I red the topic very carefully, and I don't understand how can I do the following:
One of my pc in the network contain the pi-hole installation, and I want to relay all the network from my router to this pc, in order to use pi-hole for all my home network, instead of adding middle machine, like PI between the router and the modem to do pretty much the same.
Consider that I don't have the option to set VPN/DNS servers on my home router, I only have the option to set relay server.
Can you please explain my what should I do?
You coud disable the router's DHCP server (that is a default, standard option available in all routers) and enable the DHCP server in the admin interface (of Pi-hole). That will ensure that all clients connecting to the network, LAN or WiFi will all get the Pi-hole IP as the DNS server.
Do you mean disabling the first 2 settings in the screenshot?[Router Advertisement-Service & DHCPv6-Service] Then enable Enable IPv6 support (SLAAC + RA) ?
Hi there, may be a stupid question, but if I activate Pihole DHCP server AND disable Router DHCP (because I am not allowed to change DNS on ISP router), then my Pihole server cannot restart (or at least is not accessible from network).
I guess I need first to assign static IP address to Pihole machine ? IS that correct ?
My Pihole runs on raspberry 4 (raspbian) side by side with volumio. What is the simplest way to achieve that ?
Thank you.
The problem is that my pihole instance is hosted by Linode and is not local, my router wouldn't be able to locate it automatically. How would I go about doing this with an external server?
DHCP uses broadcast addresses, it only works on the segment that Pi-hole is connected to directly. A router in between Pi-hole and the client breaks the broadcast domain and you'd have to use something like a DHCP helper or relay on the router to connect the segments.
A DHCP server located across a WAN link is a really bad idea.
I have DHCP enabled on the raspberry pi running pi-hole in docker. Everything seems to be working correctly, though I do not have the router DNS server pointed at the raspberry pi.
So, to confirm, do I need to set the router DNS address to the raspberry pi IP address when pi-hole is running as the DHCP server?
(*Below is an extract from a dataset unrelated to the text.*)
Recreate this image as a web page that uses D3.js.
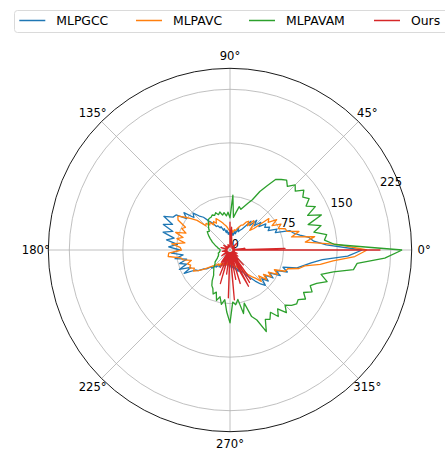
<!DOCTYPE html>
<html><head><meta charset="utf-8">
<script src="https://cdn.jsdelivr.net/npm/d3@7"></script>
<style>body{margin:0;background:#fff} svg{display:block} text{font-family:"DejaVu Sans",sans-serif}</style>
</head><body><svg id="c" width="445" height="452"></svg>
<script>
const seriesNames = ["MLPGCC", "MLPAVC", "MLPAVAM", "Ours"];
const seriesColors = ["#1f77b4", "#ff7f0e", "#2ca02c", "#d62728"];
const thetaDeg = d3.range(0, 360, 3);
const radialTicks = [0, 75, 150, 225];
const angleTicks = [0, 45, 90, 135, 180, 225, 270, 315];
const angleLabels = ["0°", "45°", "90°", "135°", "180°", "225°", "270°", "315°"];

const mlpgcc = [
  185,135,118,112,100,92,88,68,72,60,
  64,58,62,52,58,48,56,44,50,40,
  34,31,28,34,24,27,21,25,20,24,
  21,25,22,28,25,31,29,35,34,38,
  38,45,50,59,64,73,68,83,75,90,
  92,104,88,100,84,97,80,90,74,86,
  70,82,66,78,62,73,64,76,60,72,
  56,53,45,42,35,36,29,31,25,28,
  22,25,20,24,18,22,17,21,18,22,
  20,24,21,25,22,28,25,32,28,36,
  34,42,48,56,64,70,60,69,60,72,
  64,79,70,86,78,97,105,115,130,165
];
const mlpavc = [
  192,150,106,120,88,100,84,83,74,80,
  68,78,66,70,45,39,50,53,42,48,
  45,39,38,34,31,28,29,25,28,24,
  27,28,31,34,36,39,42,45,48,42,
  46,42,48,45,50,48,62,70,78,87,
  84,70,74,66,80,68,76,64,82,70,
  68,86,87,70,67,56,63,59,62,56,
  59,53,46,39,34,31,28,25,27,22,
  25,21,24,20,22,18,21,18,20,17,
  20,18,21,20,22,21,25,24,28,27,
  32,36,42,48,53,62,54,66,58,69,
  62,75,68,83,85,100,107,128,145,175
];
const mlpavam = [
  241,147,133,137,120,132,115,137,119,134,
  123,132,126,133,123,129,120,126,122,118,
  104,92,77,70,64,59,62,53,46,77,
  45,53,48,53,50,55,52,56,53,55,
  53,53,52,48,45,42,39,41,38,35,
  32,29,27,24,22,20,18,17,15,14,
  14,14,14,15,15,17,17,17,18,18,
  20,21,24,27,28,31,34,36,39,42,
  50,56,59,66,62,73,67,77,70,87,
  102,73,77,70,91,77,98,105,125,109,
  112,104,115,106,118,109,116,120,118,126,
  119,129,123,130,143,132,148,175,179,217
];
const oursTheta = [-3,0,0.8,1.6,3,6,9,20,30,45,50,70,86,88,90,92,110,125,143,150,165,175,190,200,215,225,235,238,241,244,248,251,254,258,262,265,268,271,275,278,281,284,287,291,294,297,299,301,303,305,308,312,316,322,326,335,340,350];
const oursValues = [4,210,4,77,4,21,4,7,4,13,4,7,32,4,39,4,8,4,11,4,13,4,11,4,14,4,21,4,28,4,38,4,49,4,34,4,67,4,70,4,42,4,49,4,30,57,4,53,4,50,4,28,4,14,4,11,4,7];

const svg = d3.select("#c");
const cx = 230, cy = 250, R = 181.7, rMax = 254.4;
const r = d3.scaleLinear().domain([0, rMax]).range([0, R]);
const rad = d => d * Math.PI / 180;
const g = svg.append("g").attr("transform", `translate(${cx},${cy})`);

g.selectAll("circle.grid").data(radialTicks.filter(t => t > 0)).join("circle")
  .attr("r", d => r(d)).attr("fill", "none").attr("stroke", "#b0b0b0").attr("stroke-width", 0.8);
g.selectAll("line.spoke").data(angleTicks).join("line")
  .attr("x1", 0).attr("y1", 0)
  .attr("x2", d => R * Math.cos(rad(d))).attr("y2", d => -R * Math.sin(rad(d)))
  .attr("stroke", "#b0b0b0").attr("stroke-width", 0.8);

const la = rad(22.5);
g.selectAll("text.rl").data(radialTicks).join("text")
  .attr("x", d => r(d) * Math.cos(la) + 1.5)
  .attr("y", d => -r(d) * Math.sin(la) - 2.5)
  .attr("font-size", "11.6px").attr("fill", "#000")
  .text(d => d);

g.selectAll("text.al").data(angleTicks).join("text")
  .attr("x", d => (R + 12.5) * Math.cos(rad(d)))
  .attr("y", d => -(R + 12.5) * Math.sin(rad(d)))
  .attr("text-anchor", "middle").attr("dominant-baseline", "central")
  .attr("font-size", "11.6px").attr("fill", "#000")
  .text((d, i) => angleLabels[i]);

const line = d3.lineRadial().angle(d => rad(90 - d.t)).radius(d => r(d.v));
const mk = (vals) => { const pts = thetaDeg.map((t, i) => ({t, v: vals[i]})); pts.push({t: 360, v: vals[0]}); return pts; };
const seriesData = [mk(mlpgcc), mk(mlpavc), mk(mlpavam), oursTheta.map((t, i) => ({t, v: oursValues[i]}))];
seriesData.forEach((pts, i) => {
  g.append("path").attr("d", line(pts)).attr("fill", "none")
    .attr("stroke", seriesColors[i]).attr("stroke-width", 1.3).attr("stroke-linejoin", "round");
});

g.append("circle").attr("r", R).attr("fill", "none").attr("stroke", "#000").attr("stroke-width", 0.9);

const lg = svg.append("g");
lg.append("rect").attr("x", 14.5).attr("y", 10.5).attr("width", 460).attr("height", 22)
  .attr("rx", 3).attr("fill", "#fff").attr("fill-opacity", 0.8).attr("stroke", "#d6d6d6").attr("stroke-width", 0.9);
const lx = [19.3, 136, 249, 374];
seriesNames.forEach((n, i) => {
  lg.append("line").attr("x1", lx[i]).attr("x2", lx[i] + 26).attr("y1", 20.5).attr("y2", 20.5)
    .attr("stroke", seriesColors[i]).attr("stroke-width", 1.5);
  lg.append("text").attr("x", lx[i] + 37).attr("y", 25).attr("font-size", "12.4px").attr("fill", "#000").text(n);
});
</script></body></html>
Pi-hole is working great! I just wanted to confirm that if using the Pi-hole for DHCP, I do not also need to configure the DNS server on my router. I asked because I don't know where the 'router responsibility' stops and the 'pi-hole responsibility' starts (devices 'physically' connect to the router but then the pi-hole does everything else?).
I didn't see it stated explicitly in the docs that if the Pi-hole DHCP service is enabled, then the Pi-hole is also acting as the server DNS automatically, and the DNS configuration on the router is not needed.
Hopefully this response here can help someone else with the same question. Thanks Dan!